##### AVAILABLE DATA
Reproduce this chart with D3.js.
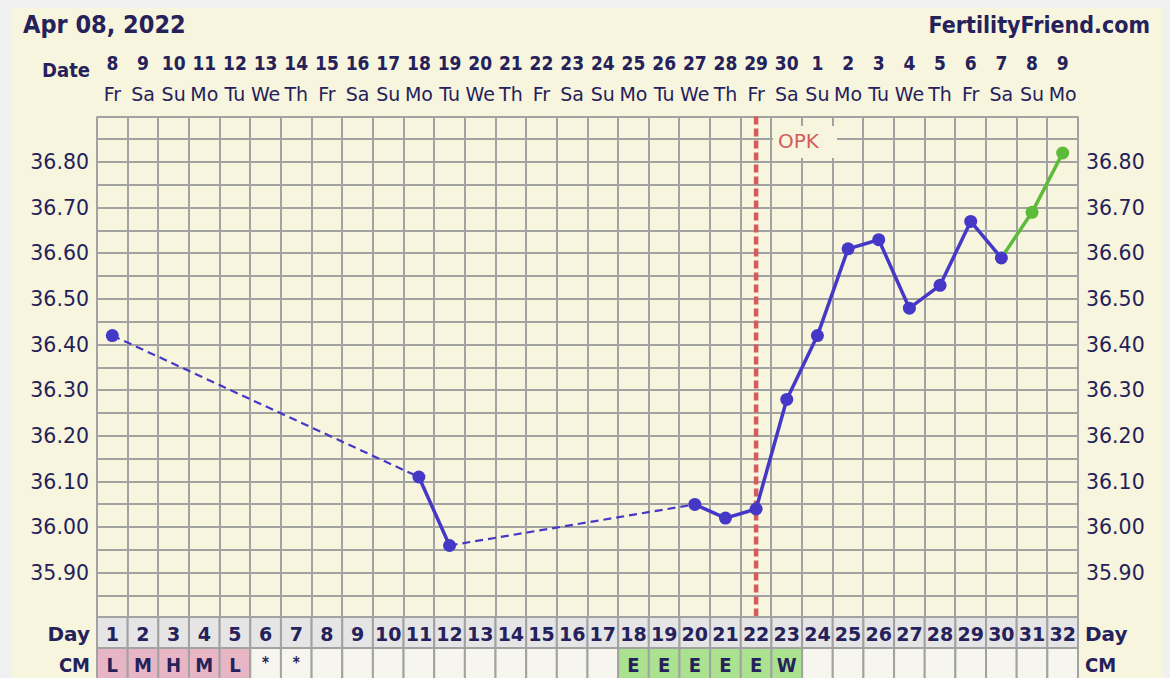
<!DOCTYPE html>
<html>
<head>
<meta charset="utf-8">
<script src="https://cdn.jsdelivr.net/npm/d3@7"></script>
<style>
  body { margin: 0; background: #f0f0f0; }
  svg { display: block; }
  text { font-family: "DejaVu Sans", Verdana, sans-serif; fill: #25215a; }
  .bold { font-weight: bold; }
  .narrow { font-family: "DejaVu Sans Condensed", "Open Sans", sans-serif; font-weight: bold; }
</style>
</head>
<body>
<svg width="1170" height="678"></svg>
<script>
// calendar dates and weekdays, one per cycle day
var dates = [8, 9, 10, 11, 12, 13, 14, 15, 16, 17, 18, 19, 20, 21, 22, 23, 24, 25, 26, 27, 28, 29, 30,
             1, 2, 3, 4, 5, 6, 7, 8, 9];
var weekdays = ["Fr","Sa","Su","Mo","Tu","We","Th","Fr","Sa","Su","Mo","Tu","We","Th","Fr","Sa",
                "Su","Mo","Tu","We","Th","Fr","Sa","Su","Mo","Tu","We","Th","Fr","Sa","Su","Mo"];
var cycleDays = [1, 2, 3, 4, 5, 6, 7, 8, 9, 10, 11, 12, 13, 14, 15, 16, 17, 18, 19, 20, 21, 22, 23, 24,
                 25, 26, 27, 28, 29, 30, 31, 32];

// temperature readings (days without a reading are skipped)
var tempDays   = [1, 11, 12, 20, 21, 22, 23, 24, 25, 26, 27, 28, 29, 30, 31, 32];
var tempValues = [36.42, 36.11, 35.96, 36.05, 36.02, 36.04, 36.28, 36.42, 36.61, 36.63, 36.48, 36.53,
                  36.67, 36.59, 36.69, 36.82];
var tempKind   = ["b","b","b","b","b","b","b","b","b","b","b","b","b","b","g","g"];

var yLabels = [36.8, 36.7, 36.6, 36.5, 36.4, 36.3, 36.2, 36.1, 36.0, 35.9];
var yDomain = [35.8, 36.9];

// CM row
var cmCodes = ["L","M","H","M","L","*","*","","","","","","","","","","","E","E","E","E","E","W",
               "","","","","","","","",""];
var cmKinds = {"L": "flow", "M": "flow", "H": "flow", "E": "fertile", "W": "fertile"};

var opkDay = 22;

const color = {
  "text": "#25215a",
  "grid": "#a2a2a2",
  "panel": "#f7f5de",
  "blue": "#4538c6",
  "green": "#5cbb38",
  "opk": "#d35c5c",
  "dayCell": "#e5e5e5",
  "flow": "#e8b5c5",
  "fertile": "#aae28f",
  "empty": "#f6f6ef"
};

var svg = d3.select("svg");

var plotLeft = 97, plotRight = 1078, plotTop = 116.5, plotBottom = 618.5;

var x = d3.scaleBand()
  .domain(cycleDays)
  .range([plotLeft, plotRight]);
var cx = d => x(d) + x.bandwidth() / 2;

var y = d3.scaleLinear()
  .domain(yDomain)
  .range([plotBottom, plotTop]);

// panel
svg.append("rect")
  .attr("x", 12).attr("y", 8)
  .attr("width", 1151).attr("height", 690)
  .attr("fill", color.panel);

// header
svg.append("text")
  .attr("class", "narrow")
  .attr("x", 23).attr("y", 33)
  .style("font-size", "25px")
  .text("Apr 08, 2022");
svg.append("text")
  .attr("class", "narrow")
  .attr("x", 1150).attr("y", 33)
  .attr("text-anchor", "end")
  .style("font-size", "23px")
  .text("FertilityFriend.com");

// date rows
svg.append("text")
  .attr("class", "narrow")
  .attr("x", 90).attr("y", 77)
  .attr("text-anchor", "end")
  .style("font-size", "20px")
  .text("Date");

svg.append("g").selectAll("text")
  .data(cycleDays)
  .join("text")
  .attr("class", "narrow")
  .attr("x", d => cx(d))
  .attr("y", 70)
  .attr("text-anchor", "middle")
  .style("font-size", "19px")
  .text((d, i) => dates[i]);

svg.append("g").selectAll("text")
  .data(cycleDays)
  .join("text")
  .attr("x", d => cx(d))
  .attr("y", 101)
  .attr("text-anchor", "middle")
  .style("font-size", "19px")
  .text((d, i) => weekdays[i]);

// grid
var grid = svg.append("g")
  .attr("stroke", color.grid)
  .attr("stroke-width", 2);

var hLines = d3.range(0, 23).map(i => yDomain[0] + i * 0.05);
grid.selectAll(".h")
  .data(hLines)
  .join("line")
  .attr("class", "h")
  .attr("x1", plotLeft).attr("x2", plotRight)
  .attr("y1", d => Math.round(y(d)))
  .attr("y2", d => Math.round(y(d)));

grid.selectAll(".v")
  .data(cycleDays.concat([33]))
  .join("line")
  .attr("class", "v")
  .attr("x1", d => Math.round(d === 33 ? plotRight : x(d)))
  .attr("x2", d => Math.round(d === 33 ? plotRight : x(d)))
  .attr("y1", plotTop).attr("y2", 700);

// y axes
var axisL = d3.axisLeft(y)
  .tickValues(yLabels)
  .tickFormat(d3.format(".2f"))
  .tickSize(0)
  .tickPadding(8);
var axisR = d3.axisRight(y)
  .tickValues(yLabels)
  .tickFormat(d3.format(".2f"))
  .tickSize(0)
  .tickPadding(8);

[[axisL, plotLeft], [axisR, plotRight]].forEach(function (a) {
  var g = svg.append("g")
    .attr("transform", "translate(" + a[1] + ",0)")
    .call(a[0]);
  g.select(".domain").remove();
  g.selectAll("text")
    .attr("fill", color.text)
    .style("font-size", "20.5px")
    .style("font-family", "DejaVu Sans, Verdana, sans-serif");
});

// OPK marker
svg.append("line")
  .attr("x1", cx(opkDay)).attr("x2", cx(opkDay))
  .attr("y1", plotTop).attr("y2", plotBottom)
  .attr("stroke", color.opk)
  .attr("stroke-width", 4.5)
  .attr("stroke-dasharray", "8,4");

svg.append("rect")
  .attr("x", 773).attr("y", 126)
  .attr("width", 64).attr("height", 32)
  .attr("fill", color.panel);
svg.append("text")
  .attr("x", 778).attr("y", 148)
  .style("font-size", "20px")
  .style("fill", color.opk)
  .text("OPK");

// temperature line
var pts = tempDays.map((d, i) => ({day: d, t: tempValues[i], kind: tempKind[i]}));
var segs = d3.pairs(pts);

svg.append("g").selectAll("line")
  .data(segs)
  .join("line")
  .attr("x1", s => cx(s[0].day)).attr("y1", s => y(s[0].t))
  .attr("x2", s => cx(s[1].day)).attr("y2", s => y(s[1].t))
  .attr("stroke", s => s[1].kind === "g" ? color.green : color.blue)
  .attr("stroke-width", s => s[1].day - s[0].day > 1 ? 2.2 : 3.5)
  .attr("stroke-dasharray", s => s[1].day - s[0].day > 1 ? "8,5" : null);

svg.append("g").selectAll("circle")
  .data(pts)
  .join("circle")
  .attr("cx", d => cx(d.day))
  .attr("cy", d => y(d.t))
  .attr("r", 6.5)
  .attr("fill", d => d.kind === "g" ? color.green : color.blue);

// Day row
var dayTop = 617, dayH = 31, cmTop = 648;
var cells = svg.append("g");
cells.selectAll(".day")
  .data(cycleDays)
  .join("rect")
  .attr("class", "day")
  .attr("x", d => x(d)).attr("y", dayTop)
  .attr("width", x.bandwidth()).attr("height", dayH)
  .attr("fill", color.dayCell)
  .attr("stroke", color.grid)
  .attr("stroke-width", 2);

cells.selectAll(".cm")
  .data(cycleDays)
  .join("rect")
  .attr("class", "cm")
  .attr("x", d => x(d)).attr("y", cmTop)
  .attr("width", x.bandwidth()).attr("height", 40)
  .attr("fill", (d, i) => color[cmKinds[cmCodes[i]] || "empty"])
  .attr("stroke", color.grid)
  .attr("stroke-width", 2);

cells.selectAll(".dayt")
  .data(cycleDays)
  .join("text")
  .attr("class", "dayt bold")
  .attr("x", d => cx(d)).attr("y", 640.5)
  .attr("text-anchor", "middle")
  .style("font-size", "19px")
  .text(d => d);

cells.selectAll(".cmt")
  .data(cycleDays)
  .join("text")
  .attr("class", "cmt narrow")
  .attr("x", d => cx(d))
  .attr("y", (d, i) => cmCodes[i] === "*" ? 668 : 672)
  .attr("text-anchor", "middle")
  .style("font-size", (d, i) => cmCodes[i] === "*" ? "15px" : "20px")
  .text((d, i) => cmCodes[i]);

[["Day", 640.5, "bold"], ["CM", 672, "narrow"]].forEach(function (r) {
  svg.append("text").attr("class", r[2])
    .attr("x", 90).attr("y", r[1]).attr("text-anchor", "end")
    .style("font-size", "20px").text(r[0]);
  svg.append("text").attr("class", r[2])
    .attr("x", 1085).attr("y", r[1])
    .style("font-size", "20px").text(r[0]);
});
</script>
</body>
</html>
##########
#### EXERCISE PROMPT:
Return only the lines from the start of the data through the line that contains "var yDomain = [35.8, 36.9];", please, copying them exactly and omitting all pictures.

#### RESULT OF THIS EXERCISE:
Reproduce this chart with D3.js.
<!DOCTYPE html>
<html>
<head>
<meta charset="utf-8">
<script src="https://cdn.jsdelivr.net/npm/d3@7"></script>
<style>
  body { margin: 0; background: #f0f0f0; }
  svg { display: block; }
  text { font-family: "DejaVu Sans", Verdana, sans-serif; fill: #25215a; }
  .bold { font-weight: bold; }
  .narrow { font-family: "DejaVu Sans Condensed", "Open Sans", sans-serif; font-weight: bold; }
</style>
</head>
<body>
<svg width="1170" height="678"></svg>
<script>
// calendar dates and weekdays, one per cycle day
var dates = [8, 9, 10, 11, 12, 13, 14, 15, 16, 17, 18, 19, 20, 21, 22, 23, 24, 25, 26, 27, 28, 29, 30,
             1, 2, 3, 4, 5, 6, 7, 8, 9];
var weekdays = ["Fr","Sa","Su","Mo","Tu","We","Th","Fr","Sa","Su","Mo","Tu","We","Th","Fr","Sa",
                "Su","Mo","Tu","We","Th","Fr","Sa","Su","Mo","Tu","We","Th","Fr","Sa","Su","Mo"];
var cycleDays = [1, 2, 3, 4, 5, 6, 7, 8, 9, 10, 11, 12, 13, 14, 15, 16, 17, 18, 19, 20, 21, 22, 23, 24,
                 25, 26, 27, 28, 29, 30, 31, 32];

// temperature readings (days without a reading are skipped)
var tempDays   = [1, 11, 12, 20, 21, 22, 23, 24, 25, 26, 27, 28, 29, 30, 31, 32];
var tempValues = [36.42, 36.11, 35.96, 36.05, 36.02, 36.04, 36.28, 36.42, 36.61, 36.63, 36.48, 36.53,
                  36.67, 36.59, 36.69, 36.82];
var tempKind   = ["b","b","b","b","b","b","b","b","b","b","b","b","b","b","g","g"];

var yLabels = [36.8, 36.7, 36.6, 36.5, 36.4, 36.3, 36.2, 36.1, 36.0, 35.9];
var yDomain = [35.8, 36.9];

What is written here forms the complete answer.